The Circle of a Promise by Helen A Rosburg

Posted by Mrs Giggles on September 15, 2003 in 1 Oogie, Book Reviews, Genre: Fantasy & Sci-fi

The Circle of a Promise by Helen A Rosburg

LoveSpell, $5.99, ISBN 0-505-52545-3
Paranormal Romance, 2003

Helen A Rosburg has an interesting premise, but the execution is so cracked that I suggest we rename The Circle of a Promise to The Circle of Pain! Horror! Agony!. The story deals with past-life regressions.

In the past, there’s a walking braindead named Amarantha of Ullwater who by all means can ride a horse when she was ten and tame a falcon when she was eleven. She can read Greek and Latin, she knows all about current affairs, she can draw the map of England out of memory, and she is the typical idiot who just, you know, really have to go running around at night to swim when she knows that the neighboring evil villain Baldwin is out to get her and her parents. And she does this by sneaking out through the secret entrance to her castle. So it is to no one’s surprise that Baldwin rushes in and kills everybody – unfortunately, not Mara here – and captures Mara while threatening mayhem and rape. How lucky that Mara has a betrothed, Stephen of Bellingham, who rushes in to save her.

The present day Stephen has recurring nightmares of Mara and Stephen dying – hmm, sounds more like a jolly fun dream to me – and as a result, he can’t hold a job and mooches off his sister for years. He doesn’t bathe either. All he does is to go visit a regressionist and spends his days in some trance to relive the lives Stephen and Moron. Frankly, the whole ordeal sounds more like the crackpot hallucinations of a hippie who can’t get over Lennon and Woodstock. Yes, Imagine is a touching song, but come on, flower power is really dead when Ruben Studdard sings that song like it’s the new theme to McDonald’s. I always thought the whole free-love thing is just an excuse to have sex and pot under the guise of Love, Truth, and Justice. Or, as I always say, Love, Chlamydia, and Kids That Hate You, but I digress.
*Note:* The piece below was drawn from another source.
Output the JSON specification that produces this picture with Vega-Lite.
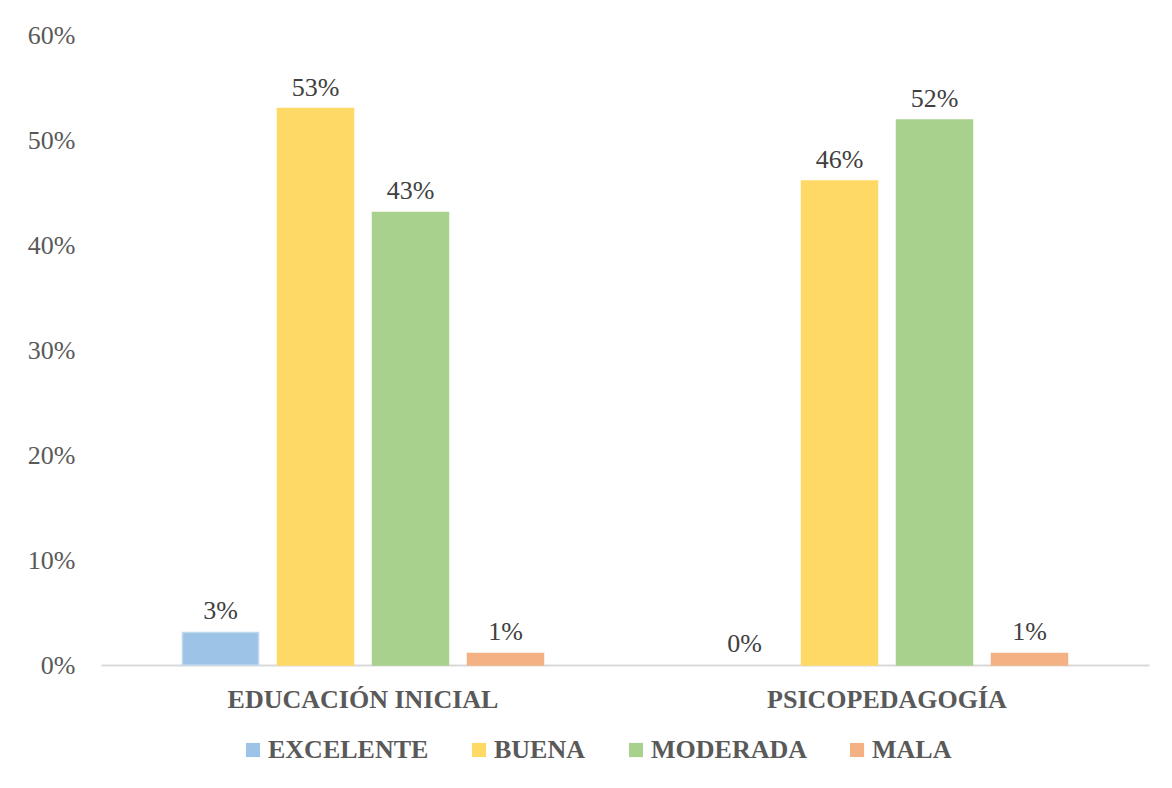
{
  "$schema": "https://vega.github.io/schema/vega-lite/v6.json",
  "width": 1048,
  "height": 630,
  "autosize": {"type": "none"},
  "padding": {"left": 101, "top": 35, "right": 23, "bottom": 123},
  "background": "white",
  "data": {
    "values": [
      {"programa": "EDUCACIÓN  INICIAL", "nivel": "EXCELENTE", "valor": 0.031},
      {"programa": "EDUCACIÓN  INICIAL", "nivel": "BUENA", "valor": 0.53},
      {"programa": "EDUCACIÓN  INICIAL", "nivel": "MODERADA", "valor": 0.431},
      {"programa": "EDUCACIÓN  INICIAL", "nivel": "MALA", "valor": 0.011},
      {"programa": "PSICOPEDAGOGÍA", "nivel": "EXCELENTE", "valor": 0.0},
      {"programa": "PSICOPEDAGOGÍA", "nivel": "BUENA", "valor": 0.461},
      {"programa": "PSICOPEDAGOGÍA", "nivel": "MODERADA", "valor": 0.519},
      {"programa": "PSICOPEDAGOGÍA", "nivel": "MALA", "valor": 0.011}
    ]
  },
  "encoding": {
    "x": {
      "field": "programa",
      "type": "nominal",
      "sort": null,
      "title": null,
      "scale": {"paddingInner": 0, "paddingOuter": 0},
      "axis": {
        "labelAngle": 0,
        "labelLimit": 0,
        "labelFont": "Liberation Serif",
        "labelFontSize": 26,
        "labelFontWeight": "bold",
        "labelColor": "#595959",
        "labelPadding": 21,
        "ticks": false,
        "domainColor": "#D9D9D9",
        "domainWidth": 2
      }
    },
    "xOffset": {
      "field": "nivel",
      "type": "nominal",
      "sort": ["EXCELENTE", "BUENA", "MODERADA", "MALA"],
      "scale": {"paddingInner": 0.2, "paddingOuter": 0.858}
    },
    "y": {
      "field": "valor",
      "type": "quantitative",
      "title": null,
      "scale": {"domain": [0, 0.6]},
      "axis": {
        "format": ".0%",
        "values": [0, 0.1, 0.2, 0.3, 0.4, 0.5, 0.6],
        "grid": false,
        "domain": false,
        "ticks": false,
        "labelFont": "Liberation Serif",
        "labelFontSize": 26,
        "labelColor": "#595959",
        "labelPadding": 26
      }
    }
  },
  "layer": [
    {
      "mark": {"type": "bar", "strokeWidth": 1.5},
      "encoding": {
        "color": {
          "field": "nivel",
          "type": "nominal",
          "sort": ["EXCELENTE", "BUENA", "MODERADA", "MALA"],
          "scale": {
            "domain": ["EXCELENTE", "BUENA", "MODERADA", "MALA"],
            "range": ["#9DC3E6", "#FFD966", "#A9D18E", "#F4B183"]
          },
          "legend": {
            "title": null,
            "orient": "none",
            "direction": "horizontal",
            "legendX": 139,
            "legendY": 702,
            "symbolType": "square",
            "symbolSize": 200,
            "symbolStrokeWidth": 0,
            "labelFont": "Liberation Serif",
            "labelFontSize": 26,
            "labelFontWeight": "bold",
            "labelColor": "#595959",
            "labelLimit": 0,
            "columnPadding": 37,
            "labelOffset": 2
          }
        },
        "stroke": {
          "field": "nivel",
          "type": "nominal",
          "scale": {
            "domain": ["EXCELENTE", "BUENA", "MODERADA", "MALA"],
            "range": ["#BDD7EE", "#FFD966", "#A9D18E", "#F4B183"]
          },
          "legend": null
        },
        "strokeOpacity": {
          "condition": {"test": "datum.valor == 0", "value": 0},
          "value": 1
        }
      }
    },
    {
      "mark": {
        "type": "text",
        "baseline": "alphabetic",
        "dy": -13,
        "font": "Liberation Serif",
        "fontSize": 26,
        "color": "#404040"
      },
      "encoding": {
        "text": {"field": "valor", "type": "quantitative", "format": ".0%"}
      }
    }
  ],
  "config": {
    "view": {"stroke": null}
  }
}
The biggest problem of this book is that none of its characters are likable. Mara is really too horrendously stupid for words. Stephen Present is just an unhygienic, dysfunctional freeloader. Stephen Past is okay, I guess, but he must be the exception. The villain Baldwin is ridiculously over-the-top, cackling and ranting and foaming at his mouth, and the author piles on the gore as if she sincerely believes that I will mistake Baldwin as the good guy unless she has Baldwin acting like a total nutcase. And for all the ambitious plotting, the story drags and the pace is excruciatingly slow. The author wastes pages detailing secondary characters and trivial events that have nothing to do with the plot, and often, the prose is laborious to read.

Maddeningly stupid characters, meandering pacing, and clumsy writing all contribute to The Circle of a Promise going around in a circle of excruciating pain that seems to go on for way too long. The author will really have to step up the game if she wants to do better in her next book.